Klatt, a Biomolecular Science major with a 3.5 GPA, was president of the University of Michigan Evans Scholars Chapter in 2023.
“I love everything about the Evans Scholarship program and I’m honored to receive an award based off that,” he said. “I think I have gotten everything I could have ever wanted from the program. Michigan was my dream school from an early age and the 20 other scholars I came in with are my closest friends, best friends for life, and I learned so much about effort and the reward you get for it.”
Klatt plans to attend dental school after graduating in 2025 at either Michigan, Harvard or the University of Colorado. He completed the Dental Admissions Exam last summer and scored in the top four percent.
“I always loved sciences and loved the field of health,” he said. “I decided pharmacy or dentistry and then I was able to shadow a dentist during my senior year of high school. I liked how the dentist interacted with patients and how she was able to help them. That entire experience sold me on the field.”
The son of Charles and Mary Klatt said being a caddie also helped prepare him for life after college.
“The relationships, the lessons learned from being a caddie, the things taught me by successful people I met on the golf course have been incredible,” he said. “For someone who was a chapter president I’m really bad at golf, but I also know I will stay connected to it and play it for the rest of my life.”

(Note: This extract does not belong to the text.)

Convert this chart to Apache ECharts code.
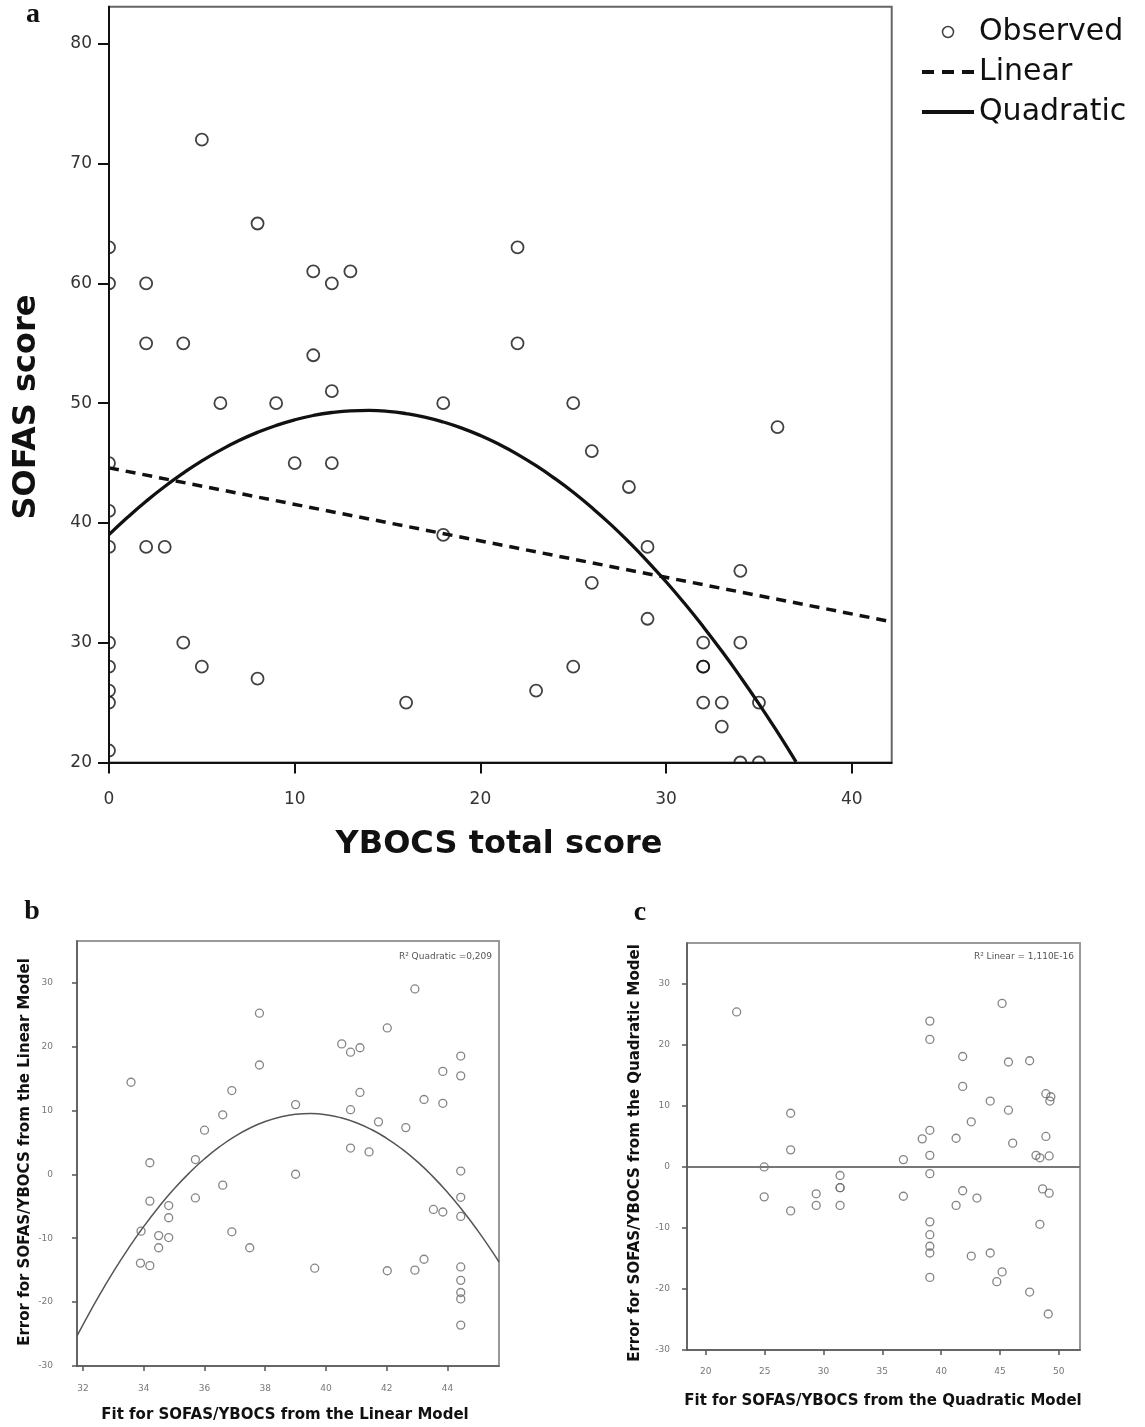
<!DOCTYPE html>
<html>
<head>
<meta charset="utf-8">
<title>SOFAS vs YBOCS</title>
<script src="https://cdn.jsdelivr.net/npm/echarts@6.0.0/dist/echarts.min.js"></script>
<style>
  html, body { margin: 0; padding: 0; background: #fff; }
  #chart { width: 1145px; height: 1427px; }
</style>
</head>
<body>
<div id="chart"></div>
<script>
// ---- panel a: SOFAS score against YBOCS total score ----
const xTicksA = [0, 10, 20, 30, 40];
const yTicksA = [20, 30, 40, 50, 60, 70, 80];

const observedA = [
  [0, 63], [0, 60], [0, 45], [0, 41], [0, 38], [0, 30], [0, 28], [0, 26], [0, 25], [0, 21],
  [2, 60], [2, 55], [2, 38], [3, 38], [4, 55], [4, 30], [5, 72], [5, 28], [6, 50], [8, 65],
  [8, 27], [9, 50], [10, 45], [11, 61], [11, 54], [12, 60], [12, 51], [12, 45], [13, 61],
  [16, 25], [18, 50], [18, 39], [22, 63], [22, 55], [23, 26], [25, 50], [25, 28], [26, 46],
  [26, 35], [28, 43], [29, 38], [29, 32], [32, 30], [32, 28], [32, 28], [32, 25], [33, 25],
  [33, 23], [34, 36], [34, 30], [34, 20], [35, 25], [35, 20], [36, 48]
];

// fitted lines
const linearA = [[0, 44.6], [42.15, 31.75]];
const quadraticA = [
  [0, 39.02], [1, 40.47], [2, 41.81], [3, 43.04], [4, 44.16], [5, 45.18], [6, 46.08],
  [7, 46.88], [8, 47.56], [9, 48.14], [10, 48.61], [11, 48.97], [12, 49.22], [13, 49.36],
  [14, 49.39], [15, 49.32], [16, 49.13], [17, 48.84], [18, 48.43], [19, 47.92], [20, 47.30],
  [21, 46.57], [22, 45.73], [23, 44.78], [24, 43.72], [25, 42.56], [26, 41.28], [27, 39.90],
  [28, 38.40], [29, 36.80], [30, 35.09], [31, 33.27], [32, 31.34], [33, 29.30], [34, 27.15],
  [35, 24.90], [36, 22.53], [37, 20.06]
];

// ---- panel b: residuals of the linear model ----
const xTicksB = [32, 34, 36, 38, 40, 42, 44];
const yTicksBC = [-30, -20, -10, 0, 10, 20, 30];

const residLinearB = [
  [33.58, 14.4], [33.91, -8.9], [33.89, -13.9], [34.2, -14.3], [34.2, 1.8], [34.2, -4.2],
  [34.49, -9.6], [34.49, -11.5], [34.82, -4.9], [34.82, -6.8], [34.82, -9.9], [35.7, 2.3],
  [35.7, -3.7], [36.0, 6.9], [36.6, 9.3], [36.6, -1.7], [36.9, 13.1], [36.9, -9.0],
  [37.49, -11.5], [37.81, 25.2], [37.81, 17.1], [39.0, 10.9], [39.0, 0], [39.63, -14.7],
  [40.52, 20.4], [40.81, 19.1], [41.12, 19.8], [40.81, 10.1], [41.12, 12.8], [40.81, 4.1],
  [41.42, 3.5], [41.73, 8.2], [42.02, 22.9], [42.02, -15.1], [42.63, 7.3], [42.93, 29.0],
  [42.93, -15.0], [43.23, 11.7], [43.23, -13.3], [43.54, -5.5], [43.85, 16.1], [43.85, 11.1],
  [43.85, -5.9], [44.44, 18.5], [44.44, 15.4], [44.44, 0.5], [44.44, -3.6], [44.44, -6.6],
  [44.44, -14.5], [44.44, -16.6], [44.44, -18.5], [44.44, -19.5], [44.44, -23.6]
];
const quadFitB = [
  [31.8, -25.30], [32.0, -23.51], [32.5, -19.23], [33.0, -15.24], [33.5, -11.55],
  [34.0, -8.16], [34.5, -5.07], [35.0, -2.28], [35.5, 0.22], [36.0, 2.42], [36.5, 4.32],
  [37.0, 5.93], [37.5, 7.24], [38.0, 8.25], [38.5, 8.96], [39.0, 9.38], [39.5, 9.50],
  [40.0, 9.32], [40.5, 8.84], [41.0, 8.07], [41.5, 7.00], [42.0, 5.63], [42.5, 3.97],
  [43.0, 2.01], [43.5, -0.25], [44.0, -2.81], [44.5, -5.67], [45.0, -8.82], [45.5, -12.27],
  [45.7, -13.73]
];

// ---- panel c: residuals of the quadratic model ----
const xTicksC = [20, 25, 30, 35, 40, 45, 50];

const residQuadC = [
  [22.62, 25.4], [24.96, 0], [24.96, -4.9], [27.21, 8.8], [27.21, 2.8], [27.21, -7.2],
  [29.38, -4.4], [29.38, -6.3], [31.41, -1.4], [31.41, -3.4], [31.41, -3.4], [31.41, -6.3],
  [36.79, 1.2], [36.79, -4.8], [38.39, 4.6], [39.04, 23.9], [39.04, 20.9], [39.04, 6.0],
  [39.04, 1.9], [39.04, -1.1], [39.04, -9.0], [39.04, -11.1], [39.04, -13.0], [39.04, -14.1],
  [39.04, -18.1], [41.27, 4.7], [41.27, -6.3], [41.83, 18.1], [41.83, 13.2], [41.83, -3.9],
  [42.56, 7.4], [42.56, -14.6], [43.04, -5.1], [44.17, 10.8], [44.17, -14.1], [44.73, -18.8],
  [45.18, 26.8], [45.18, -17.2], [45.72, 17.2], [45.72, 9.3], [46.08, 3.9], [47.52, 17.4],
  [47.52, -20.5], [48.06, 1.9], [48.39, 1.5], [48.39, -9.4], [48.62, -3.6], [48.9, 12.0],
  [48.9, 5.0], [49.1, -24.1], [49.24, 10.8], [49.32, 11.5], [49.18, 1.8], [49.18, -4.3]
];
const linFitC = [[18.4, 0], [51.8, 0]];

const chart = echarts.init(document.getElementById('chart'));

function axis(gridIndex, min, max, ticks, o) {
  return {
    type: 'value', gridIndex: gridIndex, min: min, max: max, z: 4,
    axisLine: { show: true, onZero: false, lineStyle: { color: o.lineColor, width: o.lineWidth } },
    axisTick: { show: true, customValues: ticks, length: o.tickLen, lineStyle: { color: o.lineColor, width: o.lineWidth } },
    axisLabel: {
      customValues: ticks, margin: o.margin, fontSize: o.fontSize,
      fontFamily: 'DejaVu Sans', color: o.labelColor
    },
    splitLine: { show: false }
  };
}

const bigAx = { lineColor: '#111', lineWidth: 2, tickLen: 11, fontSize: 17, labelColor: '#333' };
const smallAx = { lineColor: '#555', lineWidth: 1.5, tickLen: 5, fontSize: 9, labelColor: '#777' };

function txt(x, y, text, font, extra) {
  return Object.assign({
    type: 'text', x: x, y: y, z: 5,
    style: { text: text, font: font, fill: '#111', align: 'center', verticalAlign: 'middle' }
  }, extra || {});
}

const titleFont = 'bold 32px "DejaVu Sans"';
const smallTitle = 'bold 15px "DejaVu Sans"';
const panelFont = 'bold 28px "Liberation Serif"';

chart.setOption({
  animation: false,
  backgroundColor: '#fff',
  grid: [
    { left: 109, top: 6.7, width: 782.7, height: 755.8, show: true, borderColor: '#666', borderWidth: 2, outerBoundsMode: 'none' },
    { left: 77, top: 941, width: 422, height: 425, show: true, borderColor: '#999', borderWidth: 2, outerBoundsMode: 'none' },
    { left: 687, top: 943, width: 393, height: 407, show: true, borderColor: '#999', borderWidth: 2, outerBoundsMode: 'none' }
  ],
  xAxis: [
    axis(0, 0, 42.15, xTicksA, Object.assign({ margin: 29 }, bigAx)),
    axis(1, 31.8, 45.7, xTicksB, Object.assign({ margin: 18 }, smallAx)),
    axis(2, 18.4, 51.8, xTicksC, Object.assign({ margin: 17 }, smallAx))
  ],
  yAxis: [
    axis(0, 20, 83.1, yTicksA, Object.assign({ margin: 17 }, bigAx)),
    axis(1, -30, 36.5, yTicksBC, Object.assign({ margin: 24 }, smallAx)),
    axis(2, -30, 36.7, yTicksBC, Object.assign({ margin: 17 }, smallAx))
  ],
  legend: {
    left: 915, top: 12, orient: 'vertical',
    itemWidth: 52, itemHeight: 11, itemGap: 10,
    textStyle: { fontSize: 30, fontFamily: 'DejaVu Sans', color: '#111' },
    data: [
      { name: 'Observed', icon: 'circle', itemStyle: { color: 'rgba(0,0,0,0)', borderColor: '#111', borderWidth: 1.5 } },
      { name: 'Linear', itemStyle: { opacity: 0 }, lineStyle: { color: '#111', width: 4, type: [12, 8] } },
      { name: 'Quadratic', itemStyle: { opacity: 0 }, lineStyle: { color: '#111', width: 4 } }
    ]
  },
  series: [
    {
      name: 'Observed', type: 'scatter', xAxisIndex: 0, yAxisIndex: 0, data: observedA,
      symbol: 'circle', symbolSize: 12, clip: false,
      itemStyle: { color: 'rgba(0,0,0,0)', borderColor: '#111', borderWidth: 1.8 }
    },
    {
      name: 'Linear', type: 'line', xAxisIndex: 0, yAxisIndex: 0, data: linearA,
      symbol: 'none', itemStyle: { color: '#111' },
      lineStyle: { color: '#111', width: 3.5, type: [10, 7] }
    },
    {
      name: 'Quadratic', type: 'line', xAxisIndex: 0, yAxisIndex: 0, data: quadraticA,
      symbol: 'none', smooth: true, itemStyle: { color: '#111' },
      lineStyle: { color: '#111', width: 3.3 }
    },
    {
      name: 'residLinear', type: 'scatter', xAxisIndex: 1, yAxisIndex: 1, data: residLinearB,
      symbol: 'circle', symbolSize: 8, clip: false,
      itemStyle: { color: 'rgba(0,0,0,0)', borderColor: '#666', borderWidth: 1.3 }
    },
    {
      name: 'quadFitB', type: 'line', xAxisIndex: 1, yAxisIndex: 1, data: quadFitB,
      symbol: 'none', smooth: true, lineStyle: { color: '#555', width: 1.5 }
    },
    {
      name: 'residQuad', type: 'scatter', xAxisIndex: 2, yAxisIndex: 2, data: residQuadC,
      symbol: 'circle', symbolSize: 8, clip: false,
      itemStyle: { color: 'rgba(0,0,0,0)', borderColor: '#666', borderWidth: 1.3 }
    },
    {
      name: 'linFitC', type: 'line', xAxisIndex: 2, yAxisIndex: 2, data: linFitC,
      symbol: 'none', lineStyle: { color: '#777', width: 2 }
    }
  ],
  graphic: [
    // hide the halves of circles that sit on the axis lines of panel a
    { type: 'rect', z: 3, shape: { x: 96, y: 0, width: 12, height: 776 }, style: { fill: '#fff' } },
    { type: 'rect', z: 3, shape: { x: 96, y: 763.5, width: 800, height: 12 }, style: { fill: '#fff' } },
    txt(33, 15, 'a', panelFont),
    txt(32, 912, 'b', panelFont),
    txt(640, 913, 'c', panelFont),
    txt(27, 407, 'SOFAS score', titleFont, { rotation: Math.PI / 2 }),
    txt(499, 845, 'YBOCS total score', titleFont),
    txt(25, 1152, 'Error for SOFAS/YBOCS from the Linear Model', smallTitle, { rotation: Math.PI / 2 }),
    txt(285, 1415, 'Fit for SOFAS/YBOCS from the Linear Model', smallTitle),
    txt(635, 1153, 'Error for SOFAS/YBOCS from the Quadratic Model', smallTitle, { rotation: Math.PI / 2 }),
    txt(883, 1401, 'Fit for SOFAS/YBOCS from the Quadratic Model', smallTitle),
    {
      type: 'text', x: 492, y: 957, z: 5,
      style: { text: 'R² Quadratic =0,209', font: '9px "DejaVu Sans"', fill: '#555', align: 'right', verticalAlign: 'middle' }
    },
    {
      type: 'text', x: 1074, y: 957, z: 5,
      style: { text: 'R² Linear = 1,110E-16', font: '9px "DejaVu Sans"', fill: '#555', align: 'right', verticalAlign: 'middle' }
    }
  ]
});
</script>
</body>
</html>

Toole, a Mechanical Engineering major at MSU with a 3.8 GPA, like Klatt, was president of his Evans chapter in 2023.
“I was shocked and It felt amazing when I found out I won the Standish Award and I’m so honored to represent my family, my club, my fellow Evans Scholars,” he said. “My experience as an Evans Scholar has flown by so fast and has been so rewarding. To have this added to it is awesome.”
Toole will graduate in 2025 and plans to pursue a career in Nuclear Energy. A member of the club lacrosse team, Toole also found time to work with the Tower Guard, an organization that seeks to provide support to the MSU Resource Center for Persons with Disabilities to help create a more accessible campus.
“My father (Matthew) battled ALS (amyotrophic lateral sclerosis or Lou Gehrig’s Disease) for 13 years before he passed away two years ago, and that changed my life immensely,” he said. “I was pretty lucky to make a lot of good memories with him and I’m grateful for his positive attitude, the work ethic I learned from him and making the most out of every opportunity.”
His mother, Karen, worked for the Big Ten Conference offices in Illinois and Michigan State was among the travels he made with his parents as a youngster.
“MSU became my dream school, and early on I was always decked out in green,” he said. “It didn’t look possible for a while, four hours away, out-state admission costs, but being a caddie and being an Evans Scholar changed that and made this possible.”
Toole is not named after Padraig Harrington. He said his mother picked the name out of a book because she liked it. He said the name fits.
“You can’t go wrong with a caddie named Paddy on the bag,” he said.